(Albany, NY) The New York Senate has passed Erin’s Law. After a unanimous 61-0 vote in the body this afternoon, the bill is now awaiting approval in the Assembly before Governor Cuomo can sign it into law. The bill is currently stuck in the Assembly Education Committee, and Committee Chair Assemblyman Michael Benedetto has stated on the record that he does not believe the bill will escape his committee in this session, despite overwhelming support for the bill among legislators and voters.
Advocates, grassroots coalitions and experts around the state like Gary Greenberg, survivor of childhood sexual abuse and founder of the Fighting for Children PAC, believe that Assemblyman Benedetto has the power to advance the bill.

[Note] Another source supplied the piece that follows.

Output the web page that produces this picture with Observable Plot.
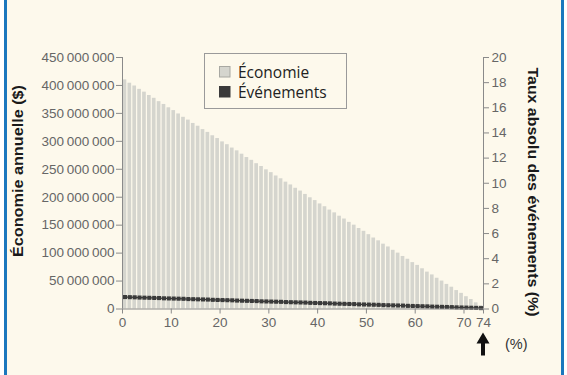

“Senators Mayer and Biaggi have shown admirable leadership, and shown how much they care about protecting New York’s children, by allowing the Senate to vote on this bill. Senator Stewart-Cousins has led a legislature which is making real strides to protect NY’s kids. The unanimous vote in the Senate is reminiscent of the vote earlier this year on the Child Victims Act, which also had zero Nay votes. Michael Benedetto can and must allow this bill through his committee. New Yorkers elect their Assembly representatives to act and vote on their behalf. We will see another unanimous vote in the Assembly once Member Benedetto allows this bill out for a vote,” said Greenberg just after the vote took place in the Senate this afternoon. Greenberg thanked Connie Altamirano, New York Progressive Action Network and Jane Doe No More for their pivotal work on this bill’s passage.
“There is nowhere else to point a finger now. Assembly Member Benedetto is deliberately stalling a bill that the voters of New York and her elected representatives have so far unanimously approved. Why would any elected official, especially a committee chair tasked with providing education which keeps our kids safe, obstruct a bill which has passed unanimously in the other chamber of the Legislature? It seems clear to us, Member Benedetto must act,” said Erin Merryn, victim of childhood sexual assault and founder of Erin’s Law, which has passed in 37 states in the US.